Sou casada com um homem que está auxiliando um processo que ele acredita. Se o governo precisar de mim para que ele dê certo, para que a gente possa auxiliar a nossa população, conte comigo. E em qualquer governo. Não tenho nenhuma ligação com a Aliança, e minha conduta mostra isso.
Está em andamento a CPI da Covid. A senhora acha que há omissão do Executivo no combate à pandemia?

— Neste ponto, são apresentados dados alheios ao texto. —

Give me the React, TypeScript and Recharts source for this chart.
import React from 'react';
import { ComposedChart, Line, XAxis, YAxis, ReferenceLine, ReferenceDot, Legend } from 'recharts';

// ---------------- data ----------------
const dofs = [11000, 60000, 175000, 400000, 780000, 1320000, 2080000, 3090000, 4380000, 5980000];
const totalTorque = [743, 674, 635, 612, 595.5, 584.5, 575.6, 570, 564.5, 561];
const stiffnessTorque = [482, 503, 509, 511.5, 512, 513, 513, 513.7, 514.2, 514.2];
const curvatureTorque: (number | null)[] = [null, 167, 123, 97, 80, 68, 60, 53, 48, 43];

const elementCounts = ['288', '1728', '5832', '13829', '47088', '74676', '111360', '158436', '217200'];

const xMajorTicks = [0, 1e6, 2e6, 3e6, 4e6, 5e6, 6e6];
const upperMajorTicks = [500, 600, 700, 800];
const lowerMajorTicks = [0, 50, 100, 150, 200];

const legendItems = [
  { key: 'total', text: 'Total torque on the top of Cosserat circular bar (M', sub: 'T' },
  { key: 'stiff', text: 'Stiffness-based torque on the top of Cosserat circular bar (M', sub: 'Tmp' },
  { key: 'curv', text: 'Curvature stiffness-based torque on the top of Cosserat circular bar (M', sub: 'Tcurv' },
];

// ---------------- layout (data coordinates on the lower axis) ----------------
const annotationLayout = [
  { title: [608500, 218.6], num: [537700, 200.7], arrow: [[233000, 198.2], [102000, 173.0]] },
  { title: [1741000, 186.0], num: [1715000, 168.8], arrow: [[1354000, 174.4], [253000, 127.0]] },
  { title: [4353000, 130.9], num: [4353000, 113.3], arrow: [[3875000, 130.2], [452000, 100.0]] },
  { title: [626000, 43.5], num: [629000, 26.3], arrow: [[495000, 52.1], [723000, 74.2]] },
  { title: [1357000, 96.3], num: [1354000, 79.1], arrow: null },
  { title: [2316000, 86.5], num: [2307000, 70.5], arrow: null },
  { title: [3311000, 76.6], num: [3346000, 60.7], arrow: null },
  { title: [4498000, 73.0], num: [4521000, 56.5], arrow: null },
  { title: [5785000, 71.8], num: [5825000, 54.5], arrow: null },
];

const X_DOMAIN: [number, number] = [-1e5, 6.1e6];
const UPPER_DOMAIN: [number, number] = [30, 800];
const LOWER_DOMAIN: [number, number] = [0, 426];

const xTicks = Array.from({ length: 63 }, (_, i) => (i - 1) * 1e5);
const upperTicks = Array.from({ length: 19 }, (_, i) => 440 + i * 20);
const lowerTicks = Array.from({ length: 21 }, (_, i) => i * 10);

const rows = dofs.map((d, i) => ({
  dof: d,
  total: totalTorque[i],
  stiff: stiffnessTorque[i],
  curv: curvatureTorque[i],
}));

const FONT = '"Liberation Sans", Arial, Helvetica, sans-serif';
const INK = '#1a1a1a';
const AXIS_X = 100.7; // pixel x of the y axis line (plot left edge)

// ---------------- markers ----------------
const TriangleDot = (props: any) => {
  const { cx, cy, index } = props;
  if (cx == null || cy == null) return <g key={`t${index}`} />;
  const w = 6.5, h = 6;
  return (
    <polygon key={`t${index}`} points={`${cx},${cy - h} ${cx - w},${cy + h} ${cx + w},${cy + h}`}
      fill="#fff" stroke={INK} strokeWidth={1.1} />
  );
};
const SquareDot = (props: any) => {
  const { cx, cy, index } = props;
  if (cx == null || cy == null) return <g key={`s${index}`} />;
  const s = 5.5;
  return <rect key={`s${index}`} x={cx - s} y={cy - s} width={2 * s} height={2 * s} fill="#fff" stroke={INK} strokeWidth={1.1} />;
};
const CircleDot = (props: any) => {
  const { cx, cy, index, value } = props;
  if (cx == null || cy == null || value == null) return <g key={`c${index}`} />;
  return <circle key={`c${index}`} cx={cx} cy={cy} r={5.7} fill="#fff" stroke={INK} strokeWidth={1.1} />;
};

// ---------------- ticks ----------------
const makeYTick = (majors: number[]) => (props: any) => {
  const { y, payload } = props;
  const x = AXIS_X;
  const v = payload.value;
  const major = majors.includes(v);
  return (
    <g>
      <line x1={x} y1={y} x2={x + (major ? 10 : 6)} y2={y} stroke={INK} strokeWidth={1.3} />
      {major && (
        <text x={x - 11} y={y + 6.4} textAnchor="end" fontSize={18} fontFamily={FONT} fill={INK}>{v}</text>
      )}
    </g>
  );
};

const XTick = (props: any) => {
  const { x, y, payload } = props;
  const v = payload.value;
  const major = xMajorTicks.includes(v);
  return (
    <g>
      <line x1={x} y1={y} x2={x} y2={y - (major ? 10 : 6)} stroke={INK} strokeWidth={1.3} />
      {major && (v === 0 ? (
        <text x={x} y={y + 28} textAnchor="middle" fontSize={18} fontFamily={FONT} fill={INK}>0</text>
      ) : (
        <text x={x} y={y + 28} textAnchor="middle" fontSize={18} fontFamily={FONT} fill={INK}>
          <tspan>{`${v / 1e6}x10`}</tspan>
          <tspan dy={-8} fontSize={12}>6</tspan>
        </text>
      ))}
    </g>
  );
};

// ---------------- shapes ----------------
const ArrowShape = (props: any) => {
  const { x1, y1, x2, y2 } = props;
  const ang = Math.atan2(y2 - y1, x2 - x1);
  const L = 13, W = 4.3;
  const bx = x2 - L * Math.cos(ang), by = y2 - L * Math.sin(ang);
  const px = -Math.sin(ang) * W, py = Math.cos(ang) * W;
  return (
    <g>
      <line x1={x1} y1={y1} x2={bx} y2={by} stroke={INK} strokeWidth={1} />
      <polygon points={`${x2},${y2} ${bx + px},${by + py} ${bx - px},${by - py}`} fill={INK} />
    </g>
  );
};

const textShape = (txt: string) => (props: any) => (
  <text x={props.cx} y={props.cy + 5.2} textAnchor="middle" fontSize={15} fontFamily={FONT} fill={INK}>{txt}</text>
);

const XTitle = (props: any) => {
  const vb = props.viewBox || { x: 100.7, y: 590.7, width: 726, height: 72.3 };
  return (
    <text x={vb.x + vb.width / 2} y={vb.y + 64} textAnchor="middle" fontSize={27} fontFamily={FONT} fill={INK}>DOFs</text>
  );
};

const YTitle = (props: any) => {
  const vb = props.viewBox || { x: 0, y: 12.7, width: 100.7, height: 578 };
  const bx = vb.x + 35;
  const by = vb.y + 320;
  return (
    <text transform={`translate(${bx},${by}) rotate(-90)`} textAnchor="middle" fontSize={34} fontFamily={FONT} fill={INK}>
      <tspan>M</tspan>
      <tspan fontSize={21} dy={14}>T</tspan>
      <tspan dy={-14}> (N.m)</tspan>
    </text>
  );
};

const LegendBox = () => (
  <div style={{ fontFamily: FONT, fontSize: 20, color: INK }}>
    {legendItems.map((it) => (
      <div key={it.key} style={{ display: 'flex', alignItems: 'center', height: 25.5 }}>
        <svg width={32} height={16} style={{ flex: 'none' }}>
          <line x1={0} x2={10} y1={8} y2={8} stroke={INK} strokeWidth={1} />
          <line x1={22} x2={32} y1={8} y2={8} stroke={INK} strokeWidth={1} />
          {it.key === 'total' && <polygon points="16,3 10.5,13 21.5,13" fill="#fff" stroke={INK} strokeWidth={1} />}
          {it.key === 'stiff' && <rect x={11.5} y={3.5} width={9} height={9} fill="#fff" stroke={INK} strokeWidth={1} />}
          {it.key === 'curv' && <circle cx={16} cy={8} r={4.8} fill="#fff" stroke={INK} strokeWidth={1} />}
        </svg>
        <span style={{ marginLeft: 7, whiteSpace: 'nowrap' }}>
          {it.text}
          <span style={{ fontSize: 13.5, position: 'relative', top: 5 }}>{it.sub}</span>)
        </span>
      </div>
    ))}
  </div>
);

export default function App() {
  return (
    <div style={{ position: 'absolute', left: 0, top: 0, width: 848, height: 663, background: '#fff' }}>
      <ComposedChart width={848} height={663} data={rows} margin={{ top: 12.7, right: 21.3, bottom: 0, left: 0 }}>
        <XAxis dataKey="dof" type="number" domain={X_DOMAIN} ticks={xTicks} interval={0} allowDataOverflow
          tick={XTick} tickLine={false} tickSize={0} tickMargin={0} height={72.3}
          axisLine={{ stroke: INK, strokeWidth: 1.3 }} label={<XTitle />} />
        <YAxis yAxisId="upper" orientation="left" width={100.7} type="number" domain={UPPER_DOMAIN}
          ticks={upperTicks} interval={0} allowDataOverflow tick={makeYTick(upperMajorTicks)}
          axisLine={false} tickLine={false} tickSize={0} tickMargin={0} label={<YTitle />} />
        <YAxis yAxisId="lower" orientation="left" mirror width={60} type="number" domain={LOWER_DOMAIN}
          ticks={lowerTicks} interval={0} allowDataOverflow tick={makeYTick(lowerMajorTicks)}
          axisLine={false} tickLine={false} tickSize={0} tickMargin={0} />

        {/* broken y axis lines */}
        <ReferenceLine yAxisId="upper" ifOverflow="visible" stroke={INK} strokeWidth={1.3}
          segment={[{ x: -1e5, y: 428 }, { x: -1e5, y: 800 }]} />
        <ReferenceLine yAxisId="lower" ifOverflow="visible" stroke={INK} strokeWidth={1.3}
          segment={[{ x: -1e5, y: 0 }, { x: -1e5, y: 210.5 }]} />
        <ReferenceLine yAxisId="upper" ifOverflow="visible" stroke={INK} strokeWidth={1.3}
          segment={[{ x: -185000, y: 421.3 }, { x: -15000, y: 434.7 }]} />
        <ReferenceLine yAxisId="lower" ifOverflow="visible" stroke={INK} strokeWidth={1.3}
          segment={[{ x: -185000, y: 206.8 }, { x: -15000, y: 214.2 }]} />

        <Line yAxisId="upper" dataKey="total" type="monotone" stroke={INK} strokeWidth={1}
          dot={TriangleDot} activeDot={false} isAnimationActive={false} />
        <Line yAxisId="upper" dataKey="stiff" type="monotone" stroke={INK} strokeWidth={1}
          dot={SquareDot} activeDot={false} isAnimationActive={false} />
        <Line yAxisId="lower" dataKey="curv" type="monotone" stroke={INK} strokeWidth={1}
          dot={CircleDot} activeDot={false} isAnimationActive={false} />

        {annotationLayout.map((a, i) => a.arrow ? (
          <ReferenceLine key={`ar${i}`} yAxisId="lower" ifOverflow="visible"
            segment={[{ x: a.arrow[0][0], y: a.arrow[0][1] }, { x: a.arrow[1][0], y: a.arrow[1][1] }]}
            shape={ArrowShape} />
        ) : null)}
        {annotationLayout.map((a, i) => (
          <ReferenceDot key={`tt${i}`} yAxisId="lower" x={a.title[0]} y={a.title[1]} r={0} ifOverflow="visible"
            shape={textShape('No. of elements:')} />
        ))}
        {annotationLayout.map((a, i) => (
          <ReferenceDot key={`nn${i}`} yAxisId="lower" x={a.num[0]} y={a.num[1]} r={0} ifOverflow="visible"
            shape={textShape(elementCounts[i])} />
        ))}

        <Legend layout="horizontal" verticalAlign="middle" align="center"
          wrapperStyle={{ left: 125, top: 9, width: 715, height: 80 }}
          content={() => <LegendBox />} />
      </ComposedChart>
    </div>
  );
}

Acho que houve muita polarização aqui no Brasil na pandemia. O que eu vejo é uma falta de transparência dos Executivos locais também. Eu sou a favor da CPI da Covid. Quero deixar bem claro: eu fiz parte da CPI do BNDES logo no começo do meu mandato. Nós, legisladores, temos que melhorar as nossas leis e fiscalizar o Executivo. Então, que essa CPI tenha essa função de fiscalizar o Executivo federal, mas também os Executivos estaduais. Eu sou a favor, sim, de que a gente possa fazer essas investigações, ver onde foi essa omissão, e colocar os culpados onde devem estar.
A senhora teve covid em 2020 e foi internada. O que sentiu?
Fui internada, mas fiquei menos de 24 horas no hospital. Eu tenho um aneurisma cerebral e quando fui diagnosticada com covid já estava tomando ivermectina [a Organização Mundial da Saúde e o laboratório que fabrica o medicamento afirmam que não há eficácia dele no tratamento da covid] e outros remédios. Eu e minha família, graças a Deus, fizemos o tratamento precoce e deu certo. Conheço pessoas que não fizeram tratamento nenhum e deu certo também. O que eu quero dizer aqui é que não estou levantando nenhuma bandeira sobre qual o melhor tratamento, até porque eu não tenho nenhum conhecimento para isso, eu não sou médica. Eu estou levantando a bandeira de salvarmos vidas.
Não há comprovação científica da eficácia de nenhum tratamento precoce contra a covid-19 nem que impeça a contaminação pelo coronavírus; a Organização Mundial de Saúde e o próprio laboratório fabricante do medicamento citado pela deputada já emitiram comunicados não recomendando seu uso no tratamento contra a covid-19
A senhora declarou ao TSE um patrimônio de R$ 5,6 milhões [e o marido dela, de R$ 65,7 milhões]. Como é ser rica num país desigual como o Brasil?
[Esse dinheiro é] muito suado. Eu vim de uma família que meu pai era técnico projetista, minha mãe era dona de casa, eu estudei minha vida toda em escola pública, eu posso dizer sobre não ser rico. Eu comecei a trabalhar com carteira assinada com 16 anos, mas antes disso já vendia brigadeiro na escola. Então, eu vejo, que um país que dá educação para o seu povo — e nós estaremos, sim, trabalhando para isso —, faz com que o patrimônio cresça, é bom para todo mundo.
A prosperidade tem que ser para todos. Por isso, mais uma vez eu continuo defendendo nossas crianças e jovens porque só se tornarão ricas e prosperas com educação. Não é falando de greve, é só através da educação e do trabalho que a gente consegue sim que o nosso país tenha prosperidade.
Sou a deputada mais econômica do Brasil, eu abri mão de todos os meu privilégios políticos, não uso cota parlamentar, isso faz com que eu entre no Parlamento com total independência. Isso dá para mim a autonomia de defender o que é realmente importante e, principalmente, o futuro do nosso país.